Thursday, July 30, 2009

On Red Sox Nation


Well, that should just about do it.

Allow me a brief chronology: I first parted ways with baseball in 1994, when they chose to deep-six the World Series out of spite. I came back in 2000, when I moved to a cramped and leaky one-bedroom apartment in Boston, in a neighborhood known as the Fenway. I was close enough to the park that I could hear the crowd from my living-room window, and in the instant it took for the satellite to catch up, I knew that something intriguing was about to transpire on my television set. I was a graduate student, and I was perpetually broke, and I would walk to the gym on Lansdowne Street and purchase a five-dollar Italian sausage for dinner on the way home. The Red Sox were a distraction from my own work, a distraction from my attempts to write and to think and to comprehend a Samuel Beckett novel. Hell, the Red Sox were a Samuel Beckett novel.

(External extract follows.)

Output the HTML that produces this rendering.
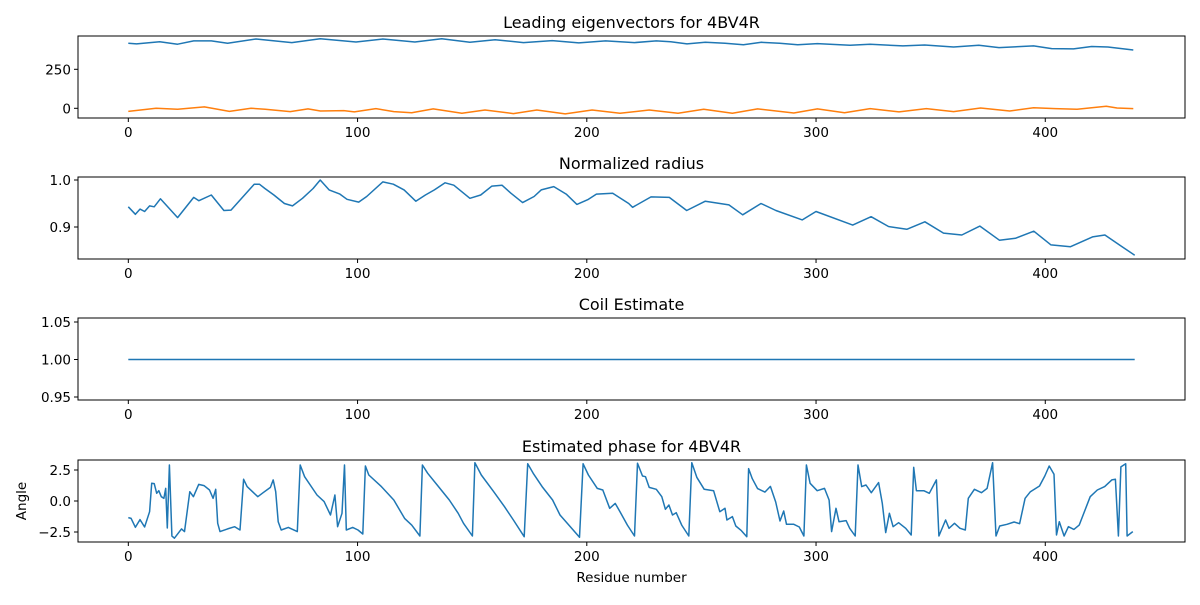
<!DOCTYPE html>
<html><head><meta charset="utf-8"><style>
body{margin:0;background:#fff}
svg text{font-family:"DejaVu Sans","Liberation Sans",sans-serif;fill:#000}
</style></head><body>
<svg id="fig" width="1200" height="600" xmlns="http://www.w3.org/2000/svg"></svg>
<script>
const eigX = [0,3.6,13.7,21.5,28.5,36.2,43.3,55.7,71.3,83.7,99.3,111,125,136.7,149,160,172.4,184.9,196.5,208.2,220.8,230.3,236.6,243.7,251.7,260.3,268.3,276.2,284.1,292,300.6,314.8,323.6,337.9,347.4,360,371,379.8,394.9,402.8,412.3,420.2,427.3,438.4];
const eigBlue = [417,413,427,411,432,432,417,444,421,446,425,444,425,446,423,440,421,434,419,432,421,432,427,413,423,417,408,423,417,408,415,404,410,400,406,393,404,389,400,383,381,396,393,374];
const orX = [0,12.1,21.5,33.2,44.1,53.5,59.7,70.6,78.4,83.8,94,98.6,108,115.8,123.6,133,145.5,155.6,168,178.2,190.6,202.3,214.5,227.2,239.8,251,263.5,274.5,290.3,300.6,312.4,323.6,336.2,348.1,360,371.8,384.5,394.9,404.4,413.9,426.6,431.3,438.4];
const orVals = [-20,0,-6,9,-20,0,-6,-21,-4,-17,-15,-23,-2,-21,-28,-4,-32,-11,-34,-11,-36,-11,-32,-11,-32,-6,-32,-4,-30,-4,-28,-2,-23,-2,-21,2,-17,4,-2,-6,13,2,-2];
const radX = [0,3.1,5.1,7.1,9.3,11.3,14,21.5,28.5,30.8,36.2,41.7,44.8,54.9,57.2,59.6,63.5,68.1,71.6,76,80.6,83.7,87.6,92.3,95.4,100.5,104,111,115.6,120.3,125.4,129.6,133.5,138.2,142,149,153.7,158.6,163,166.9,172,177,180.1,185.6,191,195.7,200.4,204.2,211.3,218.3,220,228,236,243.6,251.7,262,268,276,282.5,294,300,316,324,331.6,339.6,347.5,355.6,363.6,371.5,380,387,395,402.5,411,420.6,426,433.5,439];
const radVals = [0.943,0.927,0.938,0.933,0.945,0.943,0.960,0.920,0.963,0.956,0.968,0.935,0.936,0.991,0.991,0.982,0.968,0.950,0.945,0.961,0.982,1.0,0.979,0.970,0.959,0.953,0.965,0.996,0.991,0.979,0.955,0.968,0.979,0.994,0.989,0.961,0.968,0.987,0.989,0.972,0.952,0.965,0.979,0.986,0.970,0.948,0.958,0.970,0.972,0.950,0.942,0.964,0.963,0.935,0.955,0.947,0.926,0.950,0.935,0.915,0.933,0.904,0.922,0.901,0.895,0.911,0.887,0.883,0.902,0.872,0.876,0.891,0.862,0.858,0.879,0.883,0.858,0.840];
const coilX = [0,439];
const coilVals = [1,1];
const phX = [0,1.2,3.1,5.1,7.1,9.3,10.2,11.3,12.4,13.3,14.4,15.5,16.3,17,17.9,19,20.1,23.2,24.5,26.8,28.4,30.7,33,35.4,37,38.1,39,40,43.3,46.4,48.7,50.3,51.8,56.5,58.8,62,63.2,64.3,65.4,66.7,69.8,73.7,75,76.9,82.3,85.4,88.2,90.1,91.3,93.2,94.3,95.1,97.9,100.2,102.3,103.4,104.9,110.4,115.8,120.5,123.6,127.2,128.3,130.6,135.3,140,143.9,146.2,150.1,151.2,154,159.4,164.1,168,172.7,174.2,176.6,180.5,185.1,188.3,192.2,196.8,198.4,200.7,204.6,207,210,212.4,214.5,217.7,220.8,222.1,224.3,225.6,227.2,230.3,232.7,234.3,235.8,237.4,239,241.4,244.5,245.8,248,251.2,255.3,258,260.3,261.1,263.5,265,267.4,269.8,270.6,272.2,274.5,277.7,280.1,282.4,284.3,285.9,287.1,290.3,292.7,294.7,295.8,297.4,300.5,303.7,305.7,306.8,308.7,310,313.1,314.7,317.1,318.3,319.9,321.8,324.1,327.3,328.9,330.4,332,333.6,336,339.1,341.5,342.6,343.8,347,349.4,352.5,353.6,356.5,358,360.4,362.8,365.1,366.4,369.1,372.2,374.6,377,378.5,380.1,383.3,386.4,388.8,391.2,393.5,397.5,399.8,401.7,403.8,404.9,406.1,408.2,410.1,412.5,414.8,419.6,422.7,425.9,429,430.6,431.9,433,435.1,435.7,438.2];
const phVals = [-1.34,-1.4,-2.12,-1.5,-2.1,-0.86,1.43,1.4,0.62,0.83,0.35,0.22,1.02,-2.18,2.9,-2.82,-3.0,-2.25,-2.47,0.75,0.35,1.34,1.24,0.89,0.22,0.94,-1.8,-2.47,-2.25,-2.07,-2.34,1.75,1.16,0.35,0.67,1.1,1.7,0.75,-1.67,-2.34,-2.13,-2.47,2.9,1.96,0.48,-0.05,-1.13,0.48,-2.07,-0.99,2.9,-2.34,-2.13,-2.34,-2.66,2.82,2.1,1.16,0.08,-1.4,-1.94,-2.82,2.9,2.23,1.16,0.08,-0.99,-1.8,-2.82,3.09,2.1,0.75,-0.46,-1.53,-2.88,3.0,2.23,1.16,0.08,-1.13,-1.94,-2.93,3.0,2.1,1.02,0.89,-0.59,-0.19,-0.86,-1.94,-2.82,3.04,2.02,1.96,1.1,0.94,0.35,-0.67,-0.32,-1.13,-0.94,-1.94,-2.82,3.09,1.91,0.94,0.83,-0.86,-0.59,-1.53,-1.26,-2.02,-2.39,-2.88,2.61,1.8,1.0,0.72,1.18,-0.08,-1.61,-0.81,-1.88,-1.88,-2.1,-2.82,2.9,1.43,0.83,1.02,0.08,-2.47,-0.59,-1.67,-1.58,-2.2,-2.82,2.9,1.16,1.29,0.67,1.48,-0.19,-2.55,-0.99,-2.07,-1.75,-2.2,-2.74,2.71,0.83,0.83,0.62,1.7,-2.82,-1.53,-2.2,-1.8,-2.2,-2.34,0.22,0.94,0.67,1.02,3.09,-2.82,-2.02,-1.88,-1.69,-1.83,0.22,0.75,1.21,2.02,2.82,2.15,-2.74,-1.67,-2.82,-2.07,-2.29,-1.94,0.35,0.89,1.16,1.7,1.75,-2.82,2.75,3.0,-2.82,-2.47];
const xTicks = [0,100,200,300,400];

const NS='http://www.w3.org/2000/svg';
const svg=document.getElementById('fig');
function el(t,a,p){const e=document.createElementNS(NS,t);for(const k in a)e.setAttribute(k,a[k]);(p||svg).appendChild(e);return e;}
const L=78,R=1185;
const xs=v=>L+(v+21.95)*(R-L)/482.9;
function yscale(v1,p1,v2,p2){return v=>p1+(v-v1)*(p2-p1)/(v2-v1);}
function panel(name,top,bot,title,ys,yTicks,yLabels,series){
  const g=el('g',{});
  
  
  const t=el('text',{x:(L+R)/2,y:top-8,'text-anchor':'middle','font-size':'16'},g);
  t.textContent=title;
  
  
  series.forEach(s=>{
    const d=s.x.map((xv,i)=>(i?'L':'M')+xs(xv).toFixed(1)+','+ys(s.y[i]).toFixed(1)).join('');
    const p=el('path',{d:d,fill:'none',stroke:s.c,'stroke-width':'1.5','stroke-linejoin':'round'},g);
    
    
  });
  const r=el('rect',{x:L,y:top,width:R-L,height:bot-top,fill:'none',stroke:'#000','stroke-width':'1'},g);
  
  
  xTicks.forEach(v=>{
    el('line',{x1:xs(v),x2:xs(v),y1:bot,y2:bot+4,stroke:'#000'},g);
    const tx=el('text',{x:xs(v),y:bot+19,'text-anchor':'middle','font-size':'13.5'},g);
    tx.textContent=v;
    
    
  });
  yTicks.forEach((v,i)=>{
    el('line',{x1:L-4,x2:L,y1:ys(v),y2:ys(v),stroke:'#000'},g);
    const ty=el('text',{x:L-7,y:ys(v)+5,'text-anchor':'end','font-size':'13.5'},g);
    ty.textContent=yLabels[i];
    
    
  });
}
panel('eigenvector-panel',36,118,'Leading eigenvectors for 4BV4R',yscale(0,108.3,250,69.3),[0,250],['0','250'],
  [{x:eigX,y:eigBlue,c:'#1f77b4',n:'eigenvector-1-line'},{x:orX,y:orVals,c:'#ff7f0e',n:'eigenvector-2-line'}]);
panel('radius-panel',177,259,'Normalized radius',yscale(1.0,180,0.9,227),[0.9,1.0],['0.9','1.0'],
  [{x:radX,y:radVals,c:'#1f77b4',n:'radius-line'}]);
panel('coil-panel',318,400,'Coil Estimate',yscale(1.05,322,0.95,397),[0.95,1.0,1.05],['0.95','1.00','1.05'],
  [{x:coilX,y:coilVals,c:'#1f77b4',n:'coil-line'}]);
panel('phase-panel',460,542,'Estimated phase for 4BV4R',yscale(2.5,470,-2.5,532),[-2.5,0,2.5],['−2.5','0.0','2.5'],
  [{x:phX,y:phVals,c:'#1f77b4',n:'phase-line'}]);
const xl=el('text',{x:(L+R)/2,y:582,'text-anchor':'middle','font-size':'13.5'});
xl.textContent='Residue number';


const yl=el('text',{x:26,y:501,'text-anchor':'middle','font-size':'13.5',transform:'rotate(-90 26 501)'});
yl.textContent='Angle';


</script>
</body></html>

And so I became a Red Sox fan, at age 27, for the same reason every vaguely literary soul who moved to Boston became a Red Sox fan back then; because they represented the eternal struggle of mankind. The Red Sox were made up of men like Rich Garces and Trot Nixon and Brian Daubach: They were a collection of likeable but flawed humans, forever nudging a boulder uphill. I pulled for them mostly because I could not help but sympathize with all those people who had bided the past eight decades in search of a single triumph.

And then, of course, not long after I joined up with these desperate souls, it just kind of happened; they stumbled into victory, and they did it behind a pair of (seemingly) guileless goofballs who pounded horsehides onto the Massachusetts Turnpike. And in the wake of that victory, the Red Sox themselves became something completely different; they became, as we are all well aware by now, a trend, a fad, a mainstream movement, an army of sorority girls in pink caps, a subsidiary of the school of fan obnoxiousness. The whole thing always seemed kind of hollow and false, as if their souls had somehow been inhabited by spectral figures who had wandered out of an Iowa cornfield. Now we know why. It is because the Red Sox, like everyone else in the game, sold their soul for victory.

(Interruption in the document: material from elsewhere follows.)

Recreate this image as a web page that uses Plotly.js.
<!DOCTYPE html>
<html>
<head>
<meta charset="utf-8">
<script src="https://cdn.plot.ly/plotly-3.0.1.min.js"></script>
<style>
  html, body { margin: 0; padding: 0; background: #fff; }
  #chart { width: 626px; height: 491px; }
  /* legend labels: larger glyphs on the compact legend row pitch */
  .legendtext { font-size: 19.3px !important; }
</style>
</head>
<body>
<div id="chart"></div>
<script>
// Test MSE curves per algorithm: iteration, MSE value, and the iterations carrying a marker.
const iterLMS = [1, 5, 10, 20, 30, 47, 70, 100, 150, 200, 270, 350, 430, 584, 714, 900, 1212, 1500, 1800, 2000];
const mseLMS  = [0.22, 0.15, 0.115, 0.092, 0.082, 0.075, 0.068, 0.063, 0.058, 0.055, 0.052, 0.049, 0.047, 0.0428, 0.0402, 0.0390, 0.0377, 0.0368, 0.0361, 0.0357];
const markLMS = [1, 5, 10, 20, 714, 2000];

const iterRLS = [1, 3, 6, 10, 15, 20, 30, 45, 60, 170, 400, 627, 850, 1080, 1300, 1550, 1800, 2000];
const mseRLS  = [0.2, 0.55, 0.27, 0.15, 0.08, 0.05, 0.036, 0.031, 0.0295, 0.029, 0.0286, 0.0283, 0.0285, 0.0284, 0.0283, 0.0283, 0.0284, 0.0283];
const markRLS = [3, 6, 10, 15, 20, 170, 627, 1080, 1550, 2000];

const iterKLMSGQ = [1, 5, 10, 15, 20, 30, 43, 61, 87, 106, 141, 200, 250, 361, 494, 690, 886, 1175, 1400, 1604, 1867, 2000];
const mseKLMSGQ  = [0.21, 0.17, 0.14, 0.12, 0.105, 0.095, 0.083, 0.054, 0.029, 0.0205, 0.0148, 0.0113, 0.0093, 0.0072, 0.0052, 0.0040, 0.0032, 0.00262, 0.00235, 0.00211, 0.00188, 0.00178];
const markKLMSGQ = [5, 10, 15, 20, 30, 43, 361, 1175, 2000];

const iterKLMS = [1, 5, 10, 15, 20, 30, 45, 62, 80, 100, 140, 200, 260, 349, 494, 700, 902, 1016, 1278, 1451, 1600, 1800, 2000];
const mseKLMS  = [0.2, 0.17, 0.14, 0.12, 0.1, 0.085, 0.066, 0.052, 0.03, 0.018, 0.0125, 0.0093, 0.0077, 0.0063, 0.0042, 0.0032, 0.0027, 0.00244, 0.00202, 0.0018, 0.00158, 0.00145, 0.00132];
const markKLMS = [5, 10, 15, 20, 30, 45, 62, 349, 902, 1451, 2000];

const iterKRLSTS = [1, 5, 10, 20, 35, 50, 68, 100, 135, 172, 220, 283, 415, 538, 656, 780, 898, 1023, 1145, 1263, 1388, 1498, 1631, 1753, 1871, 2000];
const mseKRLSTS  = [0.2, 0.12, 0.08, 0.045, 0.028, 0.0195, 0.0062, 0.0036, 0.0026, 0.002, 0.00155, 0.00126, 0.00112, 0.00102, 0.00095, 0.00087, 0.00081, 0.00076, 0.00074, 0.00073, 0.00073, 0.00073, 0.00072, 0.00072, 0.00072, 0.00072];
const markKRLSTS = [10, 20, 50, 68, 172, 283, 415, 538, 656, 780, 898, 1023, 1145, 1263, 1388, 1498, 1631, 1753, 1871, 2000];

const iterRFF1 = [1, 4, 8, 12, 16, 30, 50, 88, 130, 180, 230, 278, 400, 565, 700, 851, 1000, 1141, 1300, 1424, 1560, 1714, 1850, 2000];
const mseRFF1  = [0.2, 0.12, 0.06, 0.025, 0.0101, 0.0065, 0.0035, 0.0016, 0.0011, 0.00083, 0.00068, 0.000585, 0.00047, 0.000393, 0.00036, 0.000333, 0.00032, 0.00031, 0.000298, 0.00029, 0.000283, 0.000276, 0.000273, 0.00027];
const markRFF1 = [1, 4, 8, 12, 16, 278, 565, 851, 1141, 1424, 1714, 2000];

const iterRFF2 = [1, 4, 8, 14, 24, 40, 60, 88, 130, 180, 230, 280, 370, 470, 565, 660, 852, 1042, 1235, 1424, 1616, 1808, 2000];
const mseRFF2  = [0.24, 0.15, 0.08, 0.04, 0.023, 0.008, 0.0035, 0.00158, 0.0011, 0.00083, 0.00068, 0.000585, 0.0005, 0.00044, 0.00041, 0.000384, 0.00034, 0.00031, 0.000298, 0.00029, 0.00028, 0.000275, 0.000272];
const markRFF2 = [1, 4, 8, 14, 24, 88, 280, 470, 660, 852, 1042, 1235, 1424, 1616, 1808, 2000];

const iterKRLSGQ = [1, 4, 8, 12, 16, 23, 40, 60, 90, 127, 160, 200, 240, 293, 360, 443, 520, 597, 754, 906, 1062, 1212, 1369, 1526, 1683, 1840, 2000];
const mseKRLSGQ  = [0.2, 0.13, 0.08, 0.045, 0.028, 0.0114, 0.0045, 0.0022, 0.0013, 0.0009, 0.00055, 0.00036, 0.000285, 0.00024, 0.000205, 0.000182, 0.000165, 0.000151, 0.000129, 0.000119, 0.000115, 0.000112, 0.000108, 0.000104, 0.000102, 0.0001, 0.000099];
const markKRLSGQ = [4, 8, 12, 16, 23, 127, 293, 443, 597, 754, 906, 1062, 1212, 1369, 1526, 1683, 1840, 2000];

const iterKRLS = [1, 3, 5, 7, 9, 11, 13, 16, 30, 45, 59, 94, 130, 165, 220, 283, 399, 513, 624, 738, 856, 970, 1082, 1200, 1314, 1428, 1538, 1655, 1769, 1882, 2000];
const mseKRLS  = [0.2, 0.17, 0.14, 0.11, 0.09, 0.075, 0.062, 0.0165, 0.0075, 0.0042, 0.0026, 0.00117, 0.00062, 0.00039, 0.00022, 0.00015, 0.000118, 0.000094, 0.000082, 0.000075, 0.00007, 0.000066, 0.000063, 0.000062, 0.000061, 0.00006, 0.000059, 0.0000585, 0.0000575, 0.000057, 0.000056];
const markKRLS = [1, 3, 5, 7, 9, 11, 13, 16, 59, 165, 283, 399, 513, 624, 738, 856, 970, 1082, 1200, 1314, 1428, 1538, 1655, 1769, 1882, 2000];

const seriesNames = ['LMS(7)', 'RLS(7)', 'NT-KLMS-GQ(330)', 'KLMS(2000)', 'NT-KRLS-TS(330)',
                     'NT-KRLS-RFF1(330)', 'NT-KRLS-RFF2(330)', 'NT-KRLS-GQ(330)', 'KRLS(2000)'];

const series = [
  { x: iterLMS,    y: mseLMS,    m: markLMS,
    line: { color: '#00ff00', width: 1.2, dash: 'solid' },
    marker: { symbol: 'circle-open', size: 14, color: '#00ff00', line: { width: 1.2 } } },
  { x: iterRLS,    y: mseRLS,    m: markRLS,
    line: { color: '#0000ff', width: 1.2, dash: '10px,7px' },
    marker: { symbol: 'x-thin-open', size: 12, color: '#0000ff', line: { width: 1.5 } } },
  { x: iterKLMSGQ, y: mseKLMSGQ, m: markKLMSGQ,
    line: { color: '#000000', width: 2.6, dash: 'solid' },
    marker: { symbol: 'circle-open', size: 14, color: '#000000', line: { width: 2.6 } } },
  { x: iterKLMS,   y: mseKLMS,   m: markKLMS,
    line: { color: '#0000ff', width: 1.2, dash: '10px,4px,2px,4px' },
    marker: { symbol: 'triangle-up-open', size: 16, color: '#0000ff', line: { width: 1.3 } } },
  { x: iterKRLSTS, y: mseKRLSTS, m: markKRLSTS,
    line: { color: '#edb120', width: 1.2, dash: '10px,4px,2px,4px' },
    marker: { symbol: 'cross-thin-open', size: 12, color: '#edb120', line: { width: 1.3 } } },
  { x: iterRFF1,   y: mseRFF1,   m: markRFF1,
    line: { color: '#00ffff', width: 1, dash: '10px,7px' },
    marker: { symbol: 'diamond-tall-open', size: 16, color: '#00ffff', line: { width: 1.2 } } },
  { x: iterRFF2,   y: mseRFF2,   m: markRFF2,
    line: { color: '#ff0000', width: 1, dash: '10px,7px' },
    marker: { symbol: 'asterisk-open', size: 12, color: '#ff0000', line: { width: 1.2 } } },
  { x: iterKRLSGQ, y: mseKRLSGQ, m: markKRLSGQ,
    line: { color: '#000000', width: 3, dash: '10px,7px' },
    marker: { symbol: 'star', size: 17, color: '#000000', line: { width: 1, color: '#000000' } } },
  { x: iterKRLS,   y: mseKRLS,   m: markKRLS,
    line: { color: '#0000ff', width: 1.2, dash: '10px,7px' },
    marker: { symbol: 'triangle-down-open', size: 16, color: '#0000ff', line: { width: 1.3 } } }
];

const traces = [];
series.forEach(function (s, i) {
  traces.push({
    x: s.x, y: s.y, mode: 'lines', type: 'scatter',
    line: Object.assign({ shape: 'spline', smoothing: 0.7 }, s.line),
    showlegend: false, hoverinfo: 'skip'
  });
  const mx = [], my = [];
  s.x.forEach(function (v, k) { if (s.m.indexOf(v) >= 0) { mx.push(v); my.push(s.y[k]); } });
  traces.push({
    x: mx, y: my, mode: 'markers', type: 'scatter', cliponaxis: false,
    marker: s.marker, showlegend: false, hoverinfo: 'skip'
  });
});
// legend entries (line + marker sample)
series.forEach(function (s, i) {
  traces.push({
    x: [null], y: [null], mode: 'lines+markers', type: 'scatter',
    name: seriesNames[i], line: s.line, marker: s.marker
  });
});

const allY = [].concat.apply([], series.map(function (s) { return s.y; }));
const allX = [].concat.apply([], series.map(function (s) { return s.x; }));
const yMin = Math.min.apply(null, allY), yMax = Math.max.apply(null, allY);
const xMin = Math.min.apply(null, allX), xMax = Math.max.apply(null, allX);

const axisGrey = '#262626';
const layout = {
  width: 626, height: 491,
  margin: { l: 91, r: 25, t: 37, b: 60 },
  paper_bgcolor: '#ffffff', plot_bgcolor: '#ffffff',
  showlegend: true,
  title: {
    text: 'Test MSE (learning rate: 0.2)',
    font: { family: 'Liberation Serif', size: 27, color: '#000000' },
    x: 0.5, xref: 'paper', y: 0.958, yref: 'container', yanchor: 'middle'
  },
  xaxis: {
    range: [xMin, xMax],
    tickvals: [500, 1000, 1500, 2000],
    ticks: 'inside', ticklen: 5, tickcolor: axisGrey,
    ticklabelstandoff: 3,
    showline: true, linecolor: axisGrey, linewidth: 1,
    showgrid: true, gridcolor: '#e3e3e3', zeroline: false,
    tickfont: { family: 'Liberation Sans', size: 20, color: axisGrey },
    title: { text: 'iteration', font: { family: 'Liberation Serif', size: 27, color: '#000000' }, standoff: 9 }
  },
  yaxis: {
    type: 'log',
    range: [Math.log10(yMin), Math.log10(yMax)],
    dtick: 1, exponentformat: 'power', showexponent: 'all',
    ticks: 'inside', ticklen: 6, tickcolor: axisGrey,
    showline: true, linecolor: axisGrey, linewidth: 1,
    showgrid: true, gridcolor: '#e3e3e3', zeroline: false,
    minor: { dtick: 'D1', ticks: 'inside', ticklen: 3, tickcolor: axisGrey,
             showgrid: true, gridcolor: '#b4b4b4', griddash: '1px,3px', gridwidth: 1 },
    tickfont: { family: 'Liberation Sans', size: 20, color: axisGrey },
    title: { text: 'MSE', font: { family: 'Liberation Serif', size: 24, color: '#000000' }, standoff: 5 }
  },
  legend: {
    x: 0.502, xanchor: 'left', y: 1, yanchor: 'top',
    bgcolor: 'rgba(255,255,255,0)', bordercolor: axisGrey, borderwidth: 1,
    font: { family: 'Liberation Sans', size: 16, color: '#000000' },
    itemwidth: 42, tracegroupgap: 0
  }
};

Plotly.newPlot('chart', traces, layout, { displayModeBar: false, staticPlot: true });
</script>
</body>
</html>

And it doesn't matter that this whole issue is increasingly shrouded in moral relativism, and it doesn't matter that Bill James could very well be right when he says that, in 40-50 years, steroids will be rendered utterly mundane and will be accepted by the mainstream, and that no one will hold much against those who chose to engineer their own bodies. Because if nothing else, the steroid era has already transformed the most charming franchise in baseball into something hulking and unrecognizable. And I'm not sure there is any way of going back.